Data Model Selection

Data Model Selection

Before importing data to IoTDB, we first select the appropriate data storage model according to the sample data, and then create the storage group and timeseries using SET STORAGE GROUP statement and CREATE TIMESERIES statement respectively.

Storage Model Selection

According to the data attribute layers described in sample data, we can express it as an attribute hierarchy structure based on the coverage of attributes and the subordinate relationship between them, as shown in Figure 3.1 below. Its hierarchical relationship is: power group layer - power plant layer - device layer - sensor layer. ROOT is the root node, and each node of sensor layer is called a leaf node. In the process of using IoTDB, you can directly connect the attributes on the path from ROOT node to each leaf node with “.”, thus forming the name of a timeseries in IoTDB. For example, The left-most path in Figure 3.1 can generate a timeseries named ROOT.ln.wf01.wt01.status.

Data Model Selection - 图1

Figure 3.1 Attribute hierarchy structure

After getting the name of the timeseries, we need to set up the storage group according to the actual scenario and scale of the data. Because in the scenario of this chapter data is usually arrived in the unit of groups (i.e., data may be across electric fields and devices), in order to avoid frequent switching of IO when writing data, and to meet the user’s requirement of physical isolation of data in the unit of groups, we set the storage group at the group layer.

Storage Group Creation

After selecting the storage model, according to which we can set up the corresponding storage group. The SQL statements for creating storage groups are as follows:

  1. IoTDB > set storage group to root.ln
  2. IoTDB > set storage group to root.sgcc

We can thus create two storage groups using the above two SQL statements.

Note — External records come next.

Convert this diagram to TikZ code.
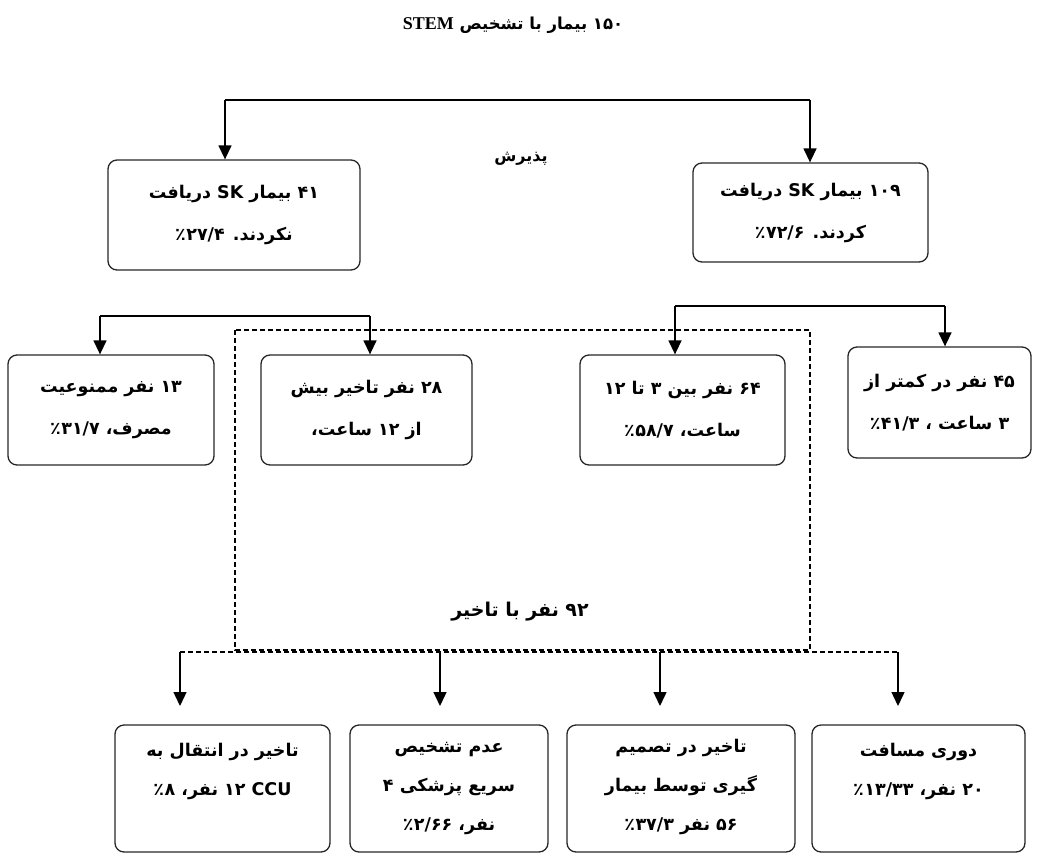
\documentclass[tikz,border=0pt]{standalone}
\usepackage{fontspec}
\usetikzlibrary{arrows.meta}
\TeXXeTstate=1
\newfontfamily\arabicfont[Script=Arabic]{DejaVu Sans}
\newfontfamily\stemfont{Liberation Serif}
\newcommand\fa[1]{\beginR #1\endR}
\newcommand\pc{\kern0.5pt ٪}
\tikzset{
  box/.style={draw=black!85, line width=1.3pt, rounded corners=9pt, align=center,
    font={\arabicfont\bfseries\fontsize{17.5}{42}\selectfont}, inner sep=0pt},
  box3/.style={box, font={\arabicfont\bfseries\fontsize{17.5}{39}\selectfont}},
  conn/.style={line width=1.4pt},
  arr/.style={line width=1.4pt, -{Triangle[width=13pt,length=14pt]}},
  dbox/.style={draw, line width=1.1pt, dash pattern=on 5pt off 3pt},
  lbl/.style={font={\arabicfont\bfseries\fontsize{18}{20}\selectfont}}
}
\begin{document}
\begin{tikzpicture}[x=1pt,y=-1pt]
\useasboundingbox (0,0) rectangle (1039,857);

% title and labels
\node[lbl, font={\arabicfont\bfseries\fontsize{16.5}{20}\selectfont}] (title) at (513,25) {\fa{۱۵۰ بیمار با تشخیص {\stemfont\bfseries\fontsize{18}{20}\selectfont STEM}}};
\node[font={\arabicfont\bfseries\fontsize{16}{18}\selectfont}] (admit) at (521,159) {\fa{پذیرش}};

% top boxes
\node[box, minimum width=252pt, minimum height=110pt] (tl) at (234,215)
  {\fa{۴۱ بیمار SK دریافت}\\\fa{نکردند. ۲۷/۴\pc}};
\node[box, minimum width=235pt, minimum height=99pt] (tr) at (810.5,212.5)
  {\fa{۱۰۹ بیمار SK دریافت}\\\fa{کردند. ۷۲/۶\pc}};

% dashed region
\draw[dbox] (235,330) rectangle (810,650);
\node[lbl, font={\arabicfont\bfseries\fontsize{19}{22}\selectfont}] (delay) at (520,612) {\fa{۹۲ نفر با تاخیر}};

% row 2
\node[box, minimum width=206pt, minimum height=110pt] (r2a) at (111,410)
  {\fa{۱۳ نفر ممنوعیت}\\\fa{مصرف، ۳۱/۷\pc}};
\node[box, minimum width=211pt, minimum height=110pt, fill=white] (r2b) at (366.5,410)
  {\fa{۲۸ نفر تاخیر بیش}\\\fa{از ۱۲ ساعت،}};
\node[box, minimum width=205pt, minimum height=110pt, fill=white] (r2c) at (682.5,410)
  {\fa{۶۴ نفر بین ۳ تا ۱۲}\\\fa{ساعت، ۵۸/۷\pc}};
\node[box, minimum width=183pt, minimum height=111pt] (r2d) at (939.5,402.5)
  {\fa{۴۵ نفر در کمتر از}\\\fa{۳ ساعت ، ۴۱/۳\pc}};

% bottom boxes
\node[box3, minimum width=215pt, minimum height=127pt] (b1) at (222.5,788.5)
  {\fa{تاخیر در انتقال به}\\\fa{CCU ۱۲ نفر، ۸\pc}\\\mbox{}};
\node[box3, minimum width=198pt, minimum height=127pt] (b2) at (449,788.5)
  {\mbox{}\\[-29pt]\fa{عدم تشخیص}\\\fa{سریع پزشکی ۴}\\\fa{نفر، ۲/۶۶\pc}};
\node[box3, minimum width=228pt, minimum height=127pt] (b3) at (681,788.5)
  {\mbox{}\\[-29pt]\fa{تاخیر در تصمیم}\\\fa{گیری توسط بیمار}\\\fa{۵۶ نفر ۳۷/۳\pc}};
\node[box3, minimum width=213pt, minimum height=127pt] (b4) at (918.5,788.5)
  {\fa{دوری مسافت}\\\fa{۲۰ نفر، ۱۳/۳۳\pc}\\\mbox{}};

% top connectors
\coordinate (t1) at (225,100);
\coordinate (t2) at (810,100);
\draw[conn] (t1) -- (t2);
\draw[arr] (t1) -- (t1 |- tl.north);
\draw[arr] (t2) -- (t2 |- tr.north);

% left connectors
\coordinate (l1) at (100,316);
\coordinate (l2) at (370,316);
\draw[conn] (l1) -- (l2);
\draw[arr] (l1) -- (l1 |- r2a.north);
\draw[arr] (l2) -- (l2 |- r2b.north);

% right connectors
\coordinate (q1) at (675,306);
\coordinate (q2) at (945,306);
\draw[conn] (q1) -- (q2);
\draw[arr] (q1) -- (q1 |- r2c.north);
\draw[arr] (q2) -- (q2 |- r2d.north);

% bottom connectors
\coordinate (d1) at (180,652);
\coordinate (d2) at (440,652);
\coordinate (d3) at (660,652);
\coordinate (d4) at (898,652);
\coordinate (e1) at (180,706);
\coordinate (e2) at (440,706);
\coordinate (e3) at (660,706);
\coordinate (e4) at (898,706);
\draw[dbox] (d1) -- (d4);
\draw[arr] (d1) -- (e1);
\draw[arr] (d2) -- (e2);
\draw[arr] (d3) -- (e3);
\draw[arr] (d4) -- (e4);
\end{tikzpicture}
\end{document}
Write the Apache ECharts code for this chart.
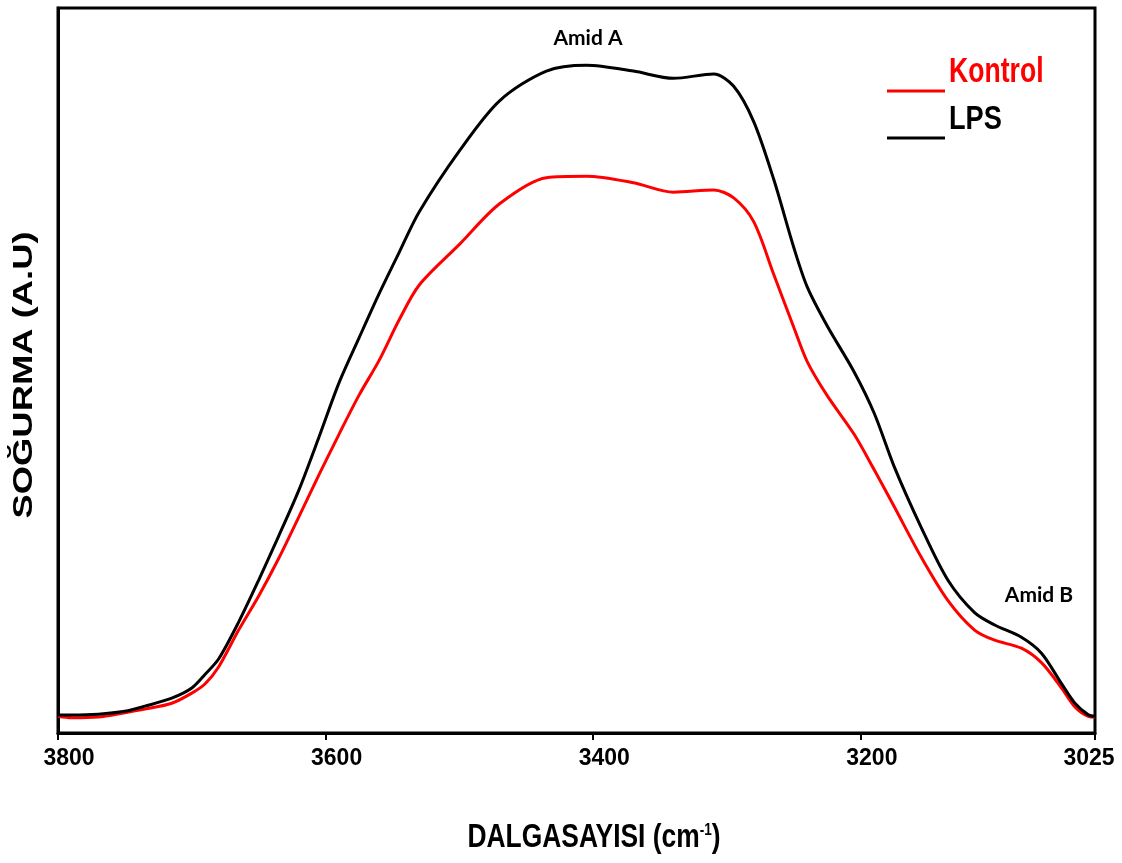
<!DOCTYPE html>
<html>
<head>
<meta charset="utf-8">
<script src="https://cdn.jsdelivr.net/npm/echarts@6/dist/echarts.min.js"></script>
<style>
  html, body { margin: 0; padding: 0; background: #fff; }
  #chart { width: 1122px; height: 863px; }
</style>
</head>
<body>
<div id="chart"></div>
<script>
// dalga sayısı (cm-1)
const wavenumbers = [3800, 3790, 3770, 3750, 3735, 3715, 3700, 3690, 3680, 3665, 3650, 3635, 3620, 3605,
  3590, 3575, 3560, 3545, 3530, 3500, 3470, 3435, 3405, 3370, 3340, 3310, 3295, 3280, 3265, 3250, 3240,
  3225, 3205, 3190, 3175, 3155, 3135, 3115, 3100, 3080, 3065, 3050, 3040, 3030, 3025];

const kontrol = [0.023, 0.021, 0.022, 0.028, 0.033, 0.041, 0.055, 0.068, 0.091, 0.142, 0.189, 0.241, 0.298, 0.356,
  0.412, 0.466, 0.514, 0.570, 0.618, 0.674, 0.730, 0.766, 0.768, 0.759, 0.746, 0.749, 0.738, 0.705, 0.632, 0.559, 0.512,
  0.465, 0.412, 0.363, 0.312, 0.243, 0.183, 0.142, 0.128, 0.117, 0.097, 0.062, 0.036, 0.023, 0.022];

const lps = [0.025, 0.025, 0.026, 0.030, 0.037, 0.048, 0.062, 0.081, 0.102, 0.153, 0.211, 0.272, 0.335, 0.408,
  0.483, 0.545, 0.606, 0.663, 0.719, 0.803, 0.872, 0.913, 0.921, 0.913, 0.903, 0.909, 0.892, 0.843, 0.763, 0.669, 0.615,
  0.561, 0.498, 0.441, 0.367, 0.284, 0.211, 0.166, 0.149, 0.132, 0.110, 0.068, 0.041, 0.025, 0.023];

const xTicks = [3800, 3600, 3400, 3200, 3025];

const sans = '"Liberation Sans", Arial, sans-serif';

const chart = echarts.init(document.getElementById('chart'));

const pairs = (ys) => wavenumbers.map((w, i) => [w, ys[i]]);

const tickFont = {fontFamily: sans, fontWeight: 'bold', fontSize: 23, color: '#000'};

chart.setOption({
  animation: false,
  grid: {
    left: 58, right: 27, top: 8, bottom: 130,
    outerBoundsMode: 'none',
    containLabel: false,
    show: true, borderColor: '#000', borderWidth: 3
  },
  xAxis: {
    type: 'value',
    inverse: true,
    min: 3025,
    max: 3800,
    axisLine: {show: true, lineStyle: {color: '#000', width: 3}},
    axisTick: {show: true, customValues: xTicks, length: 7, lineStyle: {color: '#000', width: 2}},
    axisLabel: {
      customValues: xTicks,
      // etiketler referansta tik çizgisinin biraz sağında duruyor
      formatter: (v) => (v === 3025 ? '{r|' + v + '}' : '{l|' + v + '}'),
      rich: {
        l: Object.assign({padding: [0, 0, 0, 22]}, tickFont),
        r: Object.assign({padding: [0, 12, 0, 0]}, tickFont)
      },
      margin: 14,
      color: '#000',
      fontFamily: sans,
      fontWeight: 'bold',
      fontSize: 23
    },
    splitLine: {show: false}
  },
  yAxis: {
    type: 'value',
    min: 0,
    max: 1,
    axisLine: {show: true, lineStyle: {color: '#000', width: 3}},
    axisTick: {show: false},
    axisLabel: {show: false},
    splitLine: {show: false}
  },
  series: [
    {
      name: 'Kontrol',
      type: 'line',
      data: pairs(kontrol),
      showSymbol: false,
      smooth: 0.3,
      lineStyle: {color: '#ff0000', width: 3}
    },
    {
      name: 'LPS',
      type: 'line',
      data: pairs(lps),
      showSymbol: false,
      smooth: 0.3,
      lineStyle: {color: '#000', width: 3}
    }
  ],
  graphic: [
    // eksen başlıkları
    {
      type: 'text', x: 594, y: 838, scaleX: 0.8,
      style: {
        text: '{t|DALGASAYISI (cm}{s|-1}{t|)}',
        align: 'center', verticalAlign: 'middle',
        rich: {
          t: {fontFamily: sans, fontWeight: 'bold', fontSize: 33, fill: '#000'},
          s: {fontFamily: sans, fontWeight: 'bold', fontSize: 17, fill: '#000', verticalAlign: 'top', padding: [0, 0, 14, 0]}
        }
      }
    },
    {
      type: 'text', x: 24, y: 375, rotation: Math.PI / 2, scaleX: 1.3,
      style: {
        text: 'SOĞURMA (A.U)',
        fontFamily: sans,
        fontWeight: 'bold', fontSize: 28, fill: '#000',
        align: 'center', verticalAlign: 'middle'
      }
    },
    // bant etiketleri
    {
      type: 'text', x: 588, y: 38,
      style: {text: 'Amid A', fontFamily: 'Lato, sans-serif', fontWeight: 'bold', fontSize: 21, fill: '#000', align: 'center', verticalAlign: 'middle'}
    },
    {
      type: 'text', x: 1039, y: 595,
      style: {text: 'Amid B', fontFamily: 'Lato, sans-serif', fontWeight: 'bold', fontSize: 21, fill: '#000', align: 'center', verticalAlign: 'middle'}
    },
    // lejant
    {type: 'line', shape: {x1: 887, y1: 91, x2: 945, y2: 91}, style: {stroke: '#ff0000', lineWidth: 3}},
    {type: 'line', shape: {x1: 887, y1: 138, x2: 945, y2: 138}, style: {stroke: '#000', lineWidth: 3}},
    {
      type: 'text', x: 949, y: 90, scaleX: 0.76,
      style: {text: 'Kontrol', fontFamily: sans, fontWeight: 'bold', fontSize: 35, fill: '#ff0000', verticalAlign: 'bottom'}
    },
    {
      type: 'text', x: 949, y: 137, scaleX: 0.8,
      style: {text: 'LPS', fontFamily: sans, fontWeight: 'bold', fontSize: 34, fill: '#000', verticalAlign: 'bottom'}
    }
  ]
});
</script>
</body>
</html>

It is worth noting that when the path itself or the parent/child layer of the path is already set as a storage group, the path is then not allowed to be set as a storage group. For example, it is not feasible to set root.ln.wf01 as a storage group when there exist two storage groups root.ln and root.sgcc. The system will give the corresponding error prompt as shown below:

  1. IoTDB> set storage group to root.ln.wf01
  2. Msg: org.apache.iotdb.exception.MetadataErrorException: org.apache.iotdb.exception.PathErrorException: The prefix of root.ln.wf01 has been set to the storage group.

Show Storage Group

After the storage group is created, we can use the SHOW STORAGE GROUP statement to view all the storage groups. The SQL statement is as follows:

  1. IoTDB> show storage group

The result is as follows:

Data Model Selection - 图2

Timeseries Creation

According to the storage model selected before, we can create corresponding timeseries in the two storage groups respectively. The SQL statements for creating timeseries are as follows:

  1. IoTDB > create timeseries root.ln.wf01.wt01.status with datatype=BOOLEAN,encoding=PLAIN
  2. IoTDB > create timeseries root.ln.wf01.wt01.temperature with datatype=FLOAT,encoding=RLE
  3. IoTDB > create timeseries root.ln.wf02.wt02.hardware with datatype=TEXT,encoding=PLAIN
  4. IoTDB > create timeseries root.ln.wf02.wt02.status with datatype=BOOLEAN,encoding=PLAIN
  5. IoTDB > create timeseries root.sgcc.wf03.wt01.status with datatype=BOOLEAN,encoding=PLAIN
  6. IoTDB > create timeseries root.sgcc.wf03.wt01.temperature with datatype=FLOAT,encoding=RLE

It is worth noting that when in the CRATE TIMESERIES statement the encoding method conflicts with the data type, the system will give the corresponding error prompt as shown below:

  1. IoTDB> create timeseries root.ln.wf02.wt02.status WITH DATATYPE=BOOLEAN, ENCODING=TS_2DIFF
  2. error: encoding TS_2DIFF does not support BOOLEAN

Please refer to Encoding for correspondence between data type and encoding.

Show Timeseries

Currently, IoTDB supports two ways of viewing timeseries:

  • SHOW TIMESERIES statement presents all timeseries information in JSON form
  • SHOW TIMESERIES <Path> statement returns all timeseries information and the total number of timeseries under the given <Path> in tabular form. timeseries information includes: timeseries path, storage group it belongs to, data type, encoding type. <Path> needs to be a prefix path or a path with star or a timeseries path. SQL statements are as follows:
  1. IoTDB> show timeseries root
  2. IoTDB> show timeseries root.ln

The results are shown below respectly:

Data Model Selection - 图3

Data Model Selection - 图4

It is worth noting that when the queried path does not exist, the system will return no timeseries.

Precautions

Version 0.8.2 imposes some limitations on the scale of data that users can operate:

Limit 1: Assuming that the JVM memory allocated to IoTDB at runtime is p and the user-defined size of data in memory written to disk (group_size_in_byte) is Q, then the number of storage groups should not exceed p/q.

Limit 2: The number of timeseries should not exceed the ratio of JVM memory allocated to IoTDB at run time to 20KB.